STATED EXERCISE:
Leave out the images; return the rest of the data exactly.

RECORDED INFORMATION:
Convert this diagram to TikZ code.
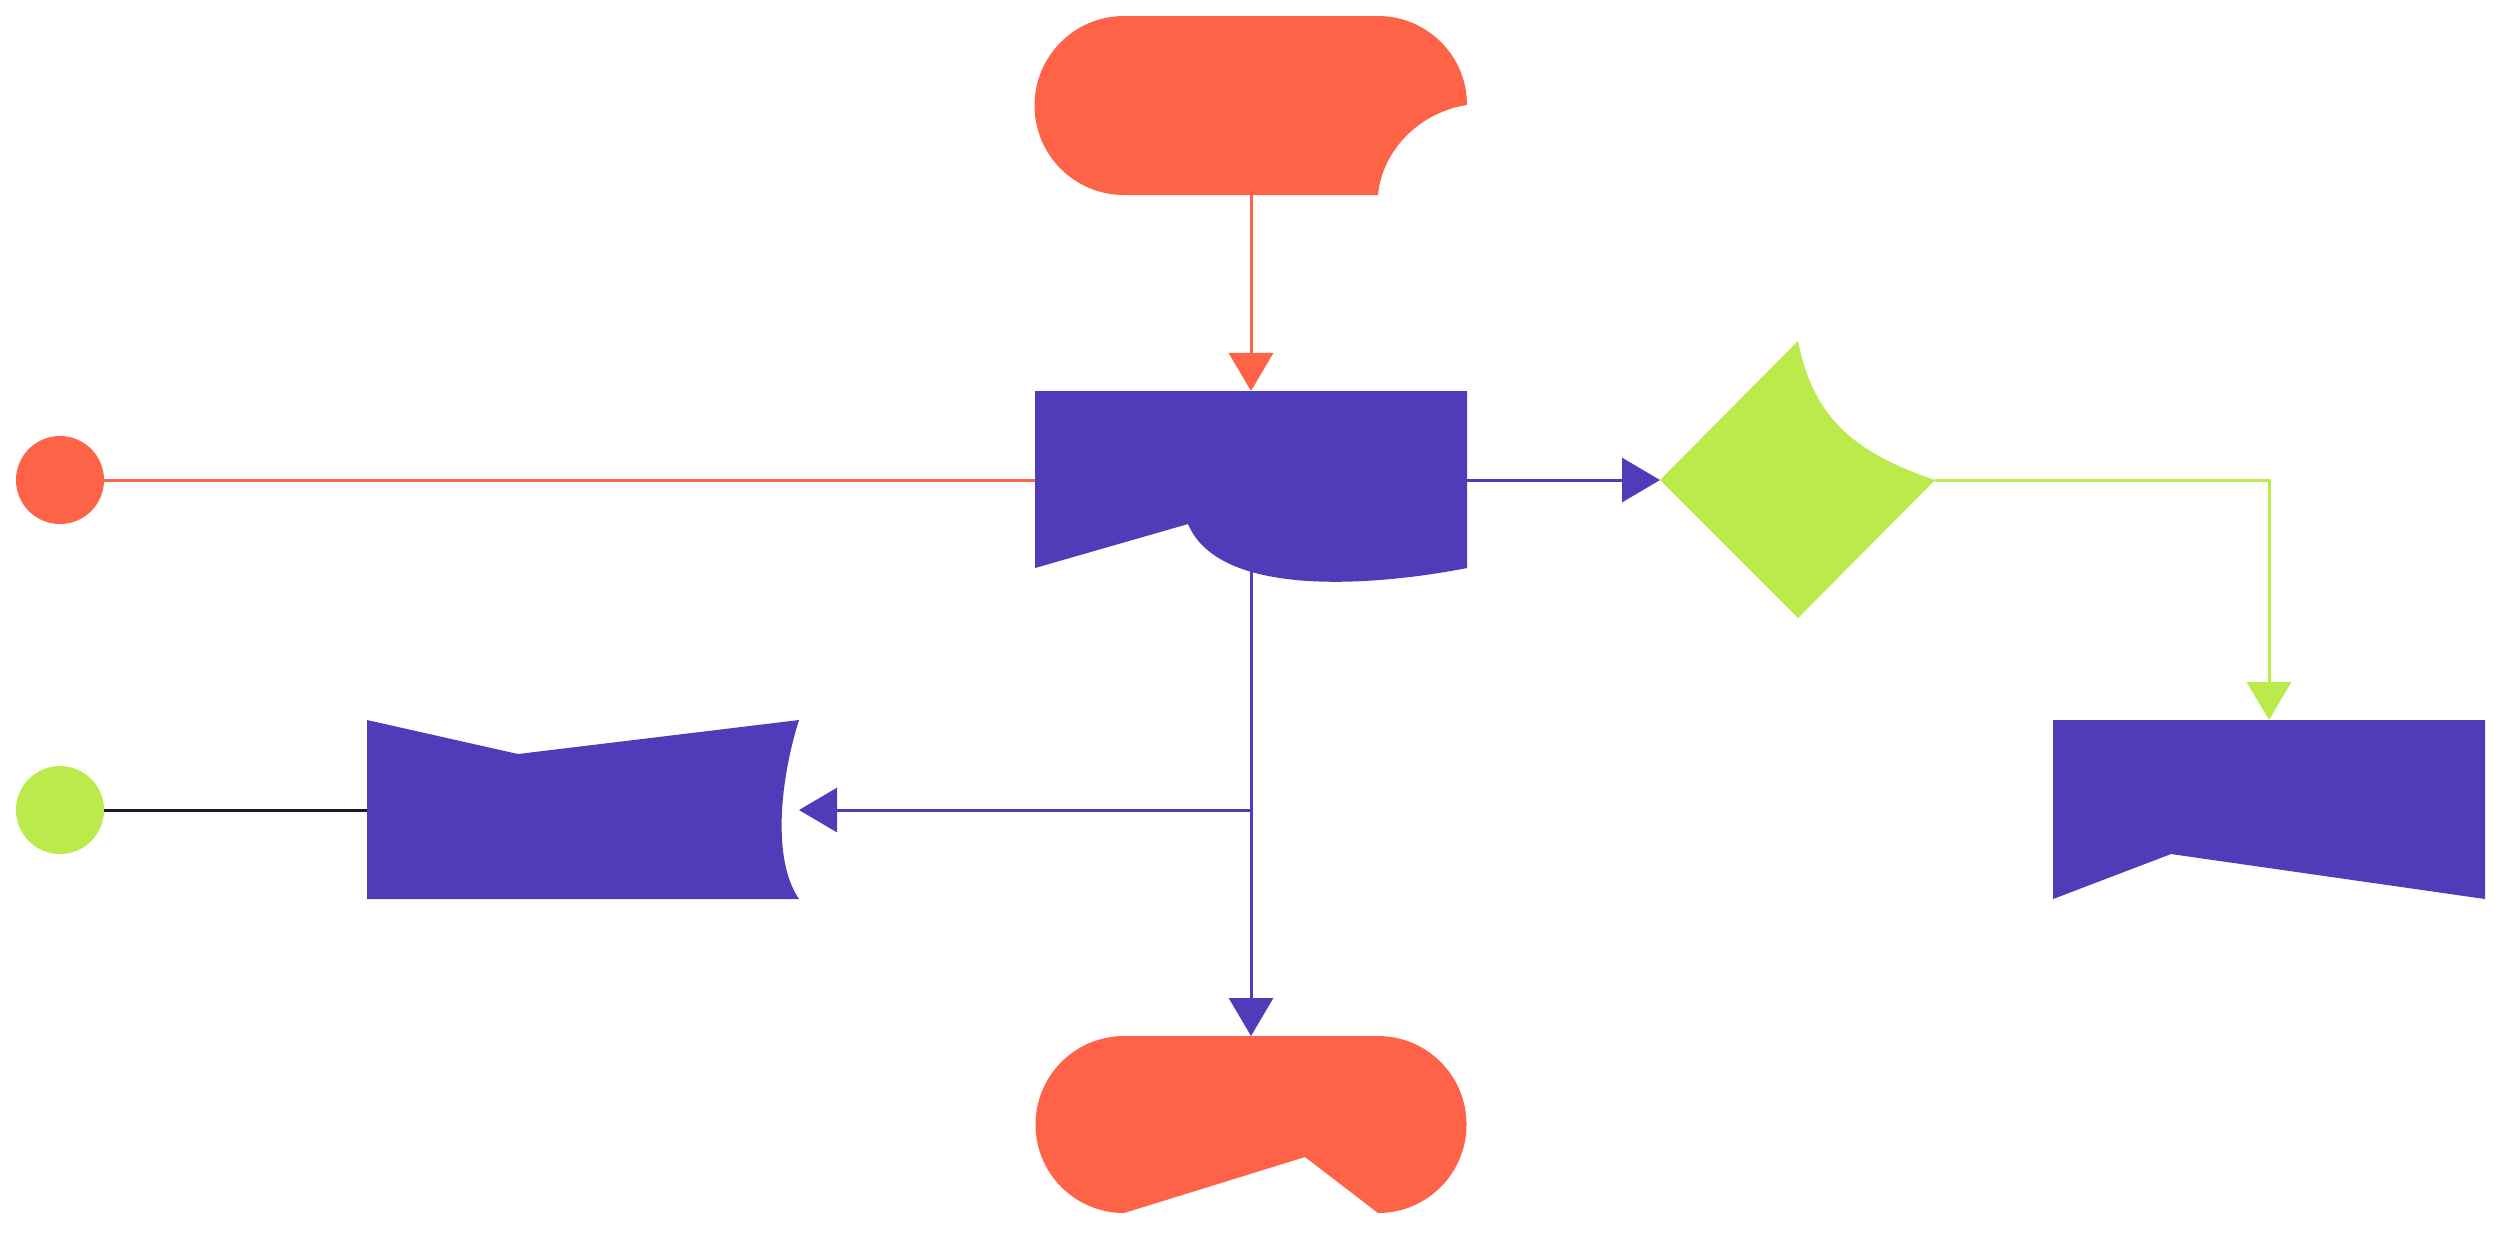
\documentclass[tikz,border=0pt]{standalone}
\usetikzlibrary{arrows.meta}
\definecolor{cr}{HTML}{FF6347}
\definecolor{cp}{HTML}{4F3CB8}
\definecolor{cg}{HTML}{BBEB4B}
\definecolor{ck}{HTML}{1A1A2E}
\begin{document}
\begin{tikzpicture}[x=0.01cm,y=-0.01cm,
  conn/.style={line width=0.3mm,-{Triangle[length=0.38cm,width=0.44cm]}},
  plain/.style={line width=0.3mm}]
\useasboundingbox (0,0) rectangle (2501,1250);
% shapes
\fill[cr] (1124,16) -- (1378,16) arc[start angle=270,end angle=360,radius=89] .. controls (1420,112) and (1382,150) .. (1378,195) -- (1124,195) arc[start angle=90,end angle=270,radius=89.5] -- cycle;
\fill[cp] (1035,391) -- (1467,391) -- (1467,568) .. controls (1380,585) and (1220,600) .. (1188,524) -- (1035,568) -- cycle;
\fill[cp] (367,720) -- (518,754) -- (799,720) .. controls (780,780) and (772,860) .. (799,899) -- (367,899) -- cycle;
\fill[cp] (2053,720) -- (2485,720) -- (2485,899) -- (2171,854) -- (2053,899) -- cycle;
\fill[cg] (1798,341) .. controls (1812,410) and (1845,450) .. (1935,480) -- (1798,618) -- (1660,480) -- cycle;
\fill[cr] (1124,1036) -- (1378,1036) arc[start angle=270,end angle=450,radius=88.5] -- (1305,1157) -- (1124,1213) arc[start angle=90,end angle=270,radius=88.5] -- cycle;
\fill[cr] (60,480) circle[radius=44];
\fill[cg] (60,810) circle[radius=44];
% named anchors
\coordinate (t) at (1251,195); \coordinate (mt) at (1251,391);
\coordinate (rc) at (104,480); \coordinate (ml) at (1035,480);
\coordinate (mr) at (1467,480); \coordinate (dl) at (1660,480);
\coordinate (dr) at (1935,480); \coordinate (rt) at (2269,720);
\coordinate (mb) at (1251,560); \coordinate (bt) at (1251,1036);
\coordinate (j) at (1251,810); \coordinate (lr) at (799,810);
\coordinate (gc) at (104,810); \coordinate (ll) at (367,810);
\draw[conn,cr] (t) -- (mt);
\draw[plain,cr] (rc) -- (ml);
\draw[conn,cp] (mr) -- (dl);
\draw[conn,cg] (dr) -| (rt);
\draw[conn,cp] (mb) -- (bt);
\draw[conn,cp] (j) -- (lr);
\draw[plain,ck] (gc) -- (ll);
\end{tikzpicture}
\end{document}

THE OUTPUT:
Convert this diagram to TikZ code.
\documentclass[tikz,border=0pt]{standalone}
\usetikzlibrary{arrows.meta}
\definecolor{cr}{HTML}{FF6347}
\definecolor{cp}{HTML}{4F3CB8}
\definecolor{cg}{HTML}{BBEB4B}
\definecolor{ck}{HTML}{1A1A2E}
\begin{document}
\begin{tikzpicture}[x=0.01cm,y=-0.01cm,
  conn/.style={line width=0.3mm,-{Triangle[length=0.38cm,width=0.44cm]}},
  plain/.style={line width=0.3mm}]
\useasboundingbox (0,0) rectangle (2501,1250);
% shapes
\fill[cr] (1124,16) -- (1378,16) arc[start angle=270,end angle=360,radius=89] .. controls (1420,112) and (1382,150) .. (1378,195) -- (1124,195) arc[start angle=90,end angle=270,radius=89.5] -- cycle;
\fill[cp] (1035,391) -- (1467,391) -- (1467,568) .. controls (1380,585) and (1220,600) .. (1188,524) -- (1035,568) -- cycle;
\fill[cp] (367,720) -- (518,754) -- (799,720) .. controls (780,780) and (772,860) .. (799,899) -- (367,899) -- cycle;
\fill[cp] (2053,720) -- (2485,720) -- (2485,899) -- (2171,854) -- (2053,899) -- cycle;
\fill[cg] (1798,341) .. controls (1812,410) and (1845,450) .. (1935,480) -- (1798,618) -- (1660,480) -- cycle;
\fill[cr] (1124,1036) -- (1378,1036) arc[start angle=270,end angle=450,radius=88.5] -- (1305,1157) -- (1124,1213) arc[start angle=90,end angle=270,radius=88.5] -- cycle;
\fill[cr] (60,480) circle[radius=44];
\fill[cg] (60,810) circle[radius=44];
% named anchors
\coordinate (t) at (1251,195); \coordinate (mt) at (1251,391);
\coordinate (rc) at (104,480); \coordinate (ml) at (1035,480);
\coordinate (mr) at (1467,480); \coordinate (dl) at (1660,480);
\coordinate (dr) at (1935,480); \coordinate (rt) at (2269,720);
\coordinate (mb) at (1251,560); \coordinate (bt) at (1251,1036);
\coordinate (j) at (1251,810); \coordinate (lr) at (799,810);
\coordinate (gc) at (104,810); \coordinate (ll) at (367,810);
\draw[conn,cr] (t) -- (mt);
\draw[plain,cr] (rc) -- (ml);
\draw[conn,cp] (mr) -- (dl);
\draw[conn,cg] (dr) -| (rt);
\draw[conn,cp] (mb) -- (bt);
\draw[conn,cp] (j) -- (lr);
\draw[plain,ck] (gc) -- (ll);
\end{tikzpicture}
\end{document}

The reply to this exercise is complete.